American virtual restaurant company

Virtual Dining Concepts, LLC (VDC) is an American company specializing in virtual restaurants. It was founded in 2020 and has produced independent concepts and celebrity collaborations. In 2023, VDC was sued by American YouTuber MrBeast, alleging a breach of contract and failing to uphold the quality of the virtual restaurant MrBeast Burger. VDC denied MrBeast's allegations and counter-sued against him.

== History ==
VDC was co-founded by English-American businessman and Planet Hollywood founder Robert Earl, his son Robbie, and Trish Giordano in 2020. Its first CEO and current president was Robert Earl.

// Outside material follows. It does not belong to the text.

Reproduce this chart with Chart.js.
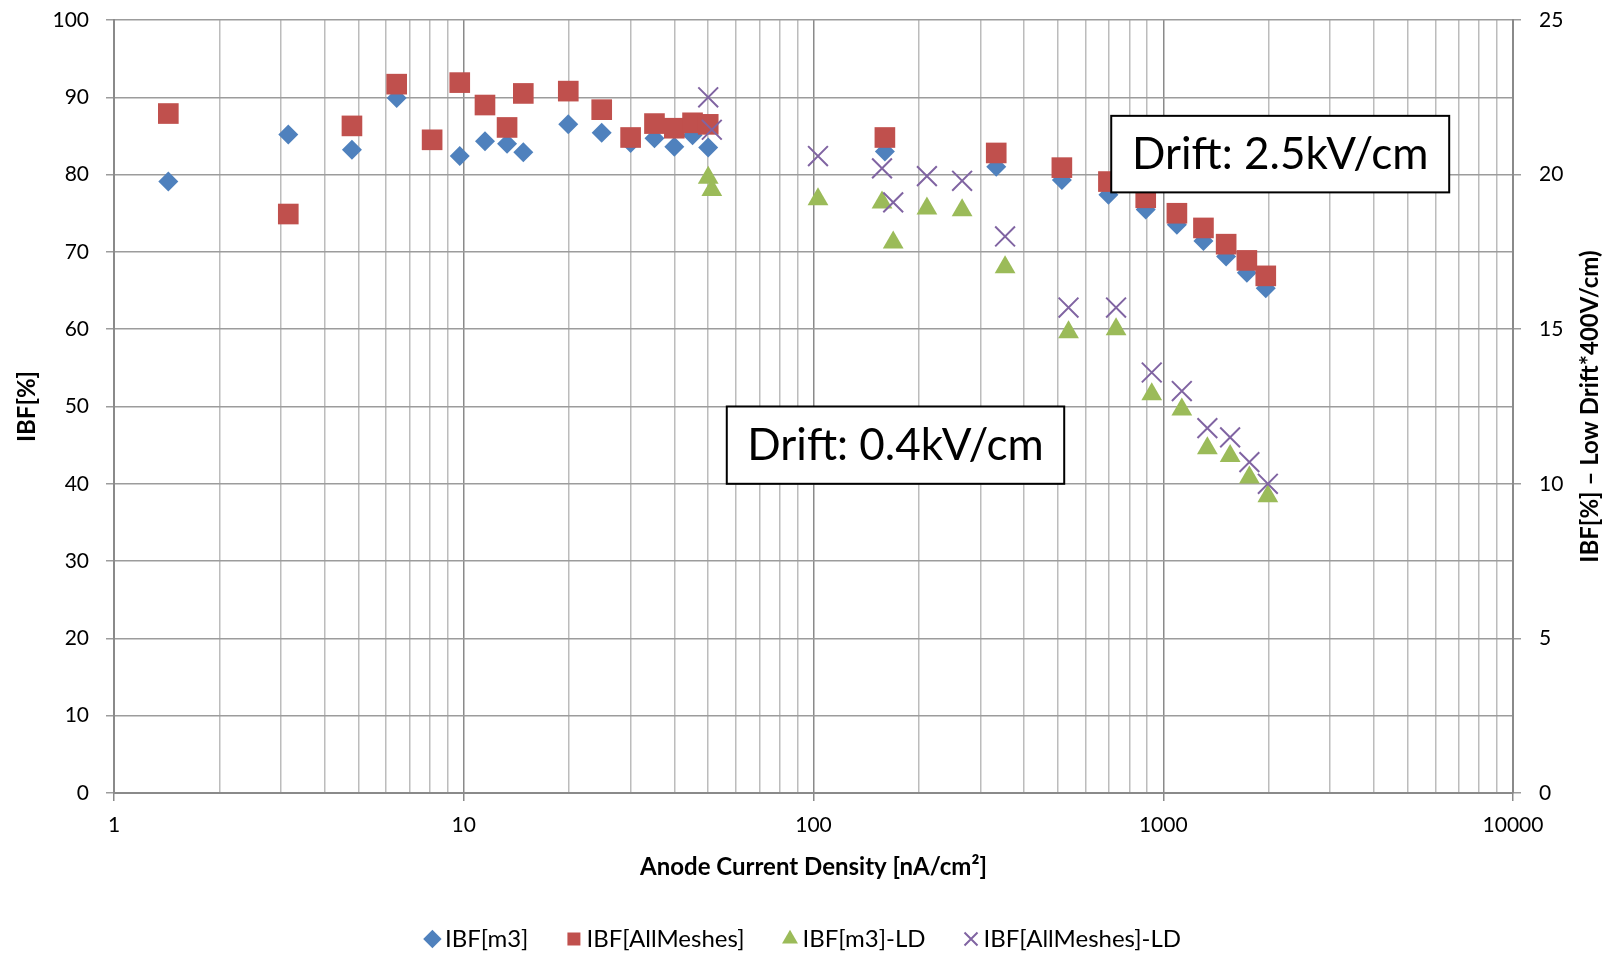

In 2022, he was replaced as CEO with former DoorDash enterprise partnerships lead Stephanie Sollers, who stepped down as a board executive in January 2024. Their headquarters are in Orlando, Florida, United States.

== Products ==

VDC has produced concepts such as Wing Squad, P.Za Kitchen, Midtown Salads, and City Burger Co. as well as celebrity collaborations such as FaZe Subs, MrBeast Burger, Pauly D's Italian Subs, Tyga Bites, and NASCAR Refuel.